Jenner's authors included Joseph Moxon and Matthew Stevenson.

==Works==
===Emblematic books===
The first work attributed to Jenner himself is The Soules Solace; or Thirty and one Spirituall Emblems (edition 1626; 1631; 1639; 1651 under a new title, Divine Mysteries that cannot be seene, made plain by that which can be seene). It contains thirty copper-plate engravings (one repeated), each with descriptive letterpress. Some of those were influenced by Gabriel Rollenhagen. Other emblematists thought to have influenced Jenner were Dutch, Jacob Cats and Florentius Schoonhoven.

The final engraving, of a person in gay attire, with hat and plume, sitting and smoking at a table, is accompanied by a poem, once strangely attributed to George Wither, whose portrait the engraving was taken to be. The poem was in fact an allegorical work on earthly existence, and its burden was "Thus thinke, then drinke Tobacco." Wither, an opponent of smoking, wrote a reply with the counter-refrain, "Thus thinke, drinke no Tobacco."

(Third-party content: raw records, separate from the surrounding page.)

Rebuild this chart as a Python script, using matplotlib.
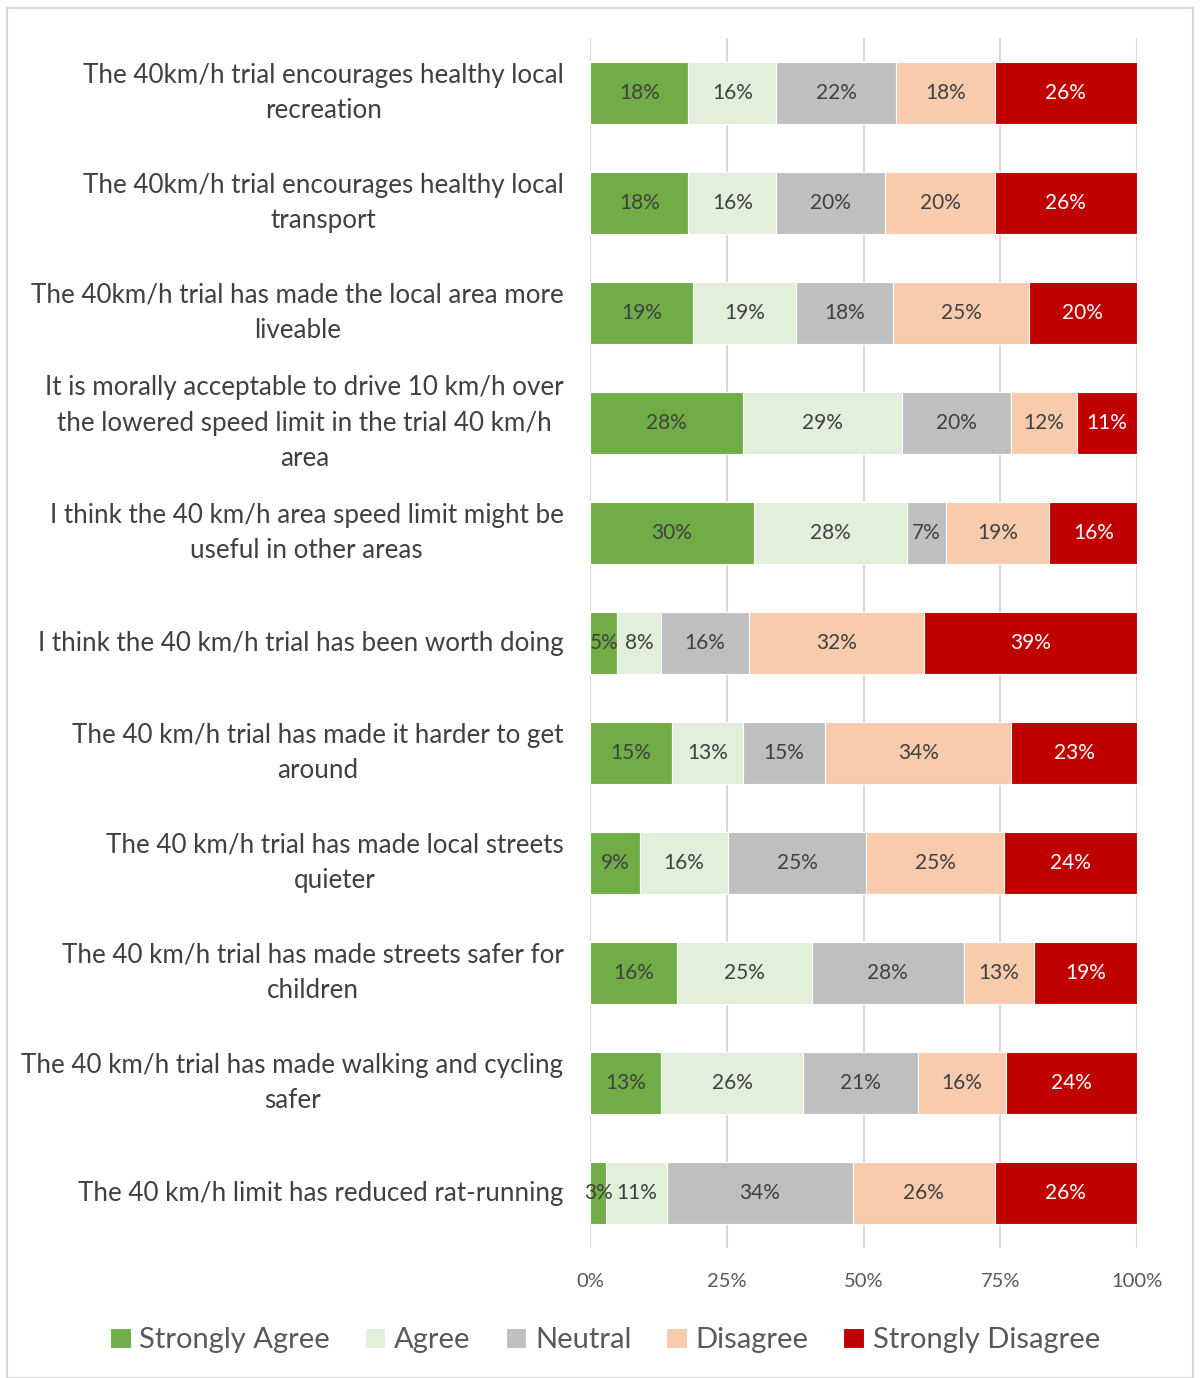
import numpy as np
import matplotlib.pyplot as plt
from matplotlib.patches import Rectangle

# 設問ラベル（元図の改行位置に合わせる）
categories = [
    "The 40km/h trial encourages healthy local\nrecreation",
    "The 40km/h trial encourages healthy local\ntransport",
    "The 40km/h trial has made the local area more\nliveable",
    "It is morally acceptable to drive 10 km/h over\nthe lowered speed limit in the trial 40 km/h\narea",
    "I think the 40 km/h area speed limit might be\nuseful in other areas",
    "I think the 40 km/h trial has been worth doing",
    "The 40 km/h trial has made it harder to get\naround",
    "The 40 km/h trial has made local streets\nquieter",
    "The 40 km/h trial has made streets safer for\nchildren",
    "The 40 km/h trial has made walking and cycling\nsafer",
    "The 40 km/h limit has reduced rat-running",
]

series_names = ["Strongly Agree", "Agree", "Neutral", "Disagree", "Strongly Disagree"]

strongly_agree = [18, 18, 19, 28, 30, 5, 15, 9, 16, 13, 3]
agree = [16, 16, 19, 29, 28, 8, 13, 16, 25, 26, 11]
neutral = [22, 20, 18, 20, 7, 16, 15, 25, 28, 21, 34]
disagree = [18, 20, 25, 12, 19, 32, 34, 25, 13, 16, 26]
strongly_disagree = [26, 26, 20, 11, 16, 39, 23, 24, 19, 24, 26]

colors = ["#70AD47", "#E2EFDA", "#BFBFBF", "#F8CBAD", "#C00000"]
text_colors = ["#404040", "#404040", "#404040", "#404040", "#FFFFFF"]

xticks = [0, 25, 50, 75, 100]
xtick_labels = ["0%", "25%", "50%", "75%", "100%"]

FONT = ["Lato", "DejaVu Sans"]
plt.rcParams['font.family'] = FONT

W, H = 1200, 1378
fig = plt.figure(figsize=(W / 100, H / 100), dpi=100)

# 外枠
fig.patches.append(Rectangle((7 / W, 0), (1193 - 7) / W, 1 - 8 / H,
                             transform=fig.transFigure, fill=False,
                             edgecolor="#D9D9D9", linewidth=1.5))

ax = fig.add_axes([590 / W, 1 - 1248 / H, (1137 - 590) / W, (1248 - 38) / H])

data = np.array([strongly_agree, agree, neutral, disagree, strongly_disagree], dtype=float)
# 100%積み上げ（行ごとに正規化）
shares = data / data.sum(axis=0) * 100
y = np.arange(len(categories))

left = np.zeros(len(categories))
for i, name in enumerate(series_names):
    ax.barh(y, shares[i], left=left, height=0.57, color=colors[i],
            edgecolor="white", linewidth=0.8, label=name, zorder=3)
    for j in range(len(categories)):
        ax.text(left[j] + shares[i][j] / 2, y[j], f"{int(data[i][j])}%",
                ha="center", va="center", fontsize=15, color=text_colors[i], zorder=4)
    left += shares[i]

ax.set_xlim(0, 100)
ax.set_ylim(len(categories) - 0.5, -0.5)
ax.set_xticks(xticks)
ax.set_xticklabels(xtick_labels, fontsize=14.5, color="#595959")
ax.set_yticks(y)
ax.set_yticklabels(categories, fontsize=18.7, color="#404040",
                   multialignment="center", linespacing=1.5)
for lab in ax.get_yticklabels():
    lab.set_va("center")
ax.tick_params(axis="both", length=0)
ax.tick_params(axis="x", pad=18)
ax.tick_params(axis="y", pad=19)
ax.grid(axis="x", color="#D9D9D9", linewidth=1.5, zorder=0)
for s in ax.spines.values():
    s.set_visible(False)

fig.legend(loc="center", bbox_to_anchor=(605 / W, 1 - 1340 / H), ncol=5,
           frameon=False, fontsize=21, handlelength=0.7, handleheight=0.7,
           handletextpad=0.3, columnspacing=1.2, labelcolor="#595959")

fig.savefig("out.png", dpi=100)
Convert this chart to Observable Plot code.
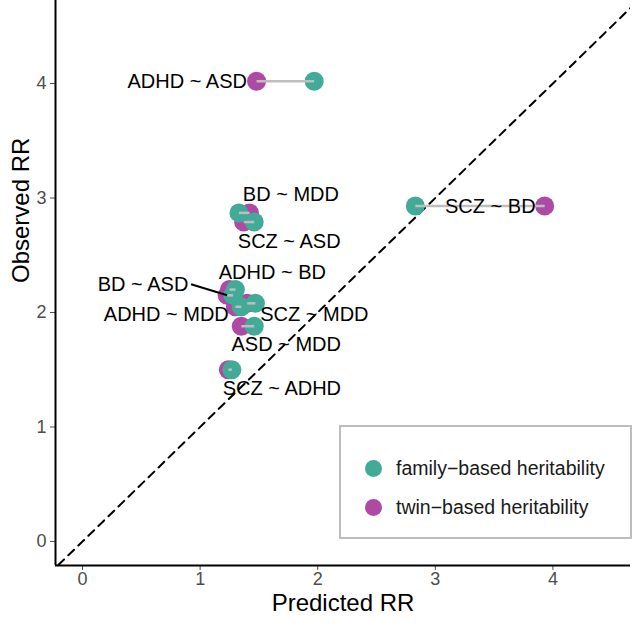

The themes of other engravings were based on sermons preached in London, and exhibit anti-Catholic feeling. There is possibly allusion to the Fatal Vespers. The preachers of the sermons are indicated by two initials only. It has been argued that in particular the 27th engraving, "The new creation", with imagery based on an untuned musical instrument, could have been taken from preaching of John Donne.

Jenner produced two more works in the same general vein. The Ages of Sin, or Sinne's Birth and Growth. With the Stepps and Degrees of Sin from thought to finall Impenitencie consists of a series of engraved plates in which, as in Francis Quarles's Emblems, each is accompanied by six metrical lines. There is also The Path of Life and the Way that leadeth down to the Chambers of Death or the Steps to Hell and the Steps to Heaven, in which all men may see their ways set forth in copper prints. London, 1656. It is debated whether this last work should be classified as an emblem book. Freeman disqualifies this book by Jenner as an emblem book, by a general four-point criterion. Manning elucidates Jenner's intention by means of a biblical motto, , associated with the emblematist Filippo Picinelli by his translator Augustin Erath, and paraphrased on the title page of Jenner's book as "by the outward and visible we may the easier see that which is inward and invisible".

===Maps===
Attributed to Jenner is the Direction for the English Traveller, with maps by Jacob van Langeren, 1643. It was based on a 1635 book of similar title by Matthew Simmons, with enlarged maps. The "Quartermaster's Map" used by both sides in the English Civil War was by Wenceslas Hollar and published by Jenner. It was closely based on the maps of Christopher Saxton.

===Other works===
In 1648 Jenner published a series of tracts entitled A further Narrative of the Passages of these Times, containing an engraving of the populace pulling down Cheapside Cross, together with portraits of Oliver Cromwell, Francis Manners, 6th Earl of Rutland, and Sir William Wadd, Constable of the Tower, signed "Thomas Jenner fecit". In 1650 he issued A Work for none but Angels and Men, that is to be able to look into and know ourselves. Or a Booke showing what the Soule is. According to Thomas Corser it is a prose translation of Sir John Davies's poem on the immortality of the soul, Nosce Teipsum of 1599. Either that year, or in 1651, Jenner issued London's Blame if not its Shame. Other works are:

- Wonderful and Strange Punishments inflicted on the Breakers of the Ten Commandments, London, 1650.
- Reportedly, a plate of a large ship, called The Soverayne of the Seas, 1653.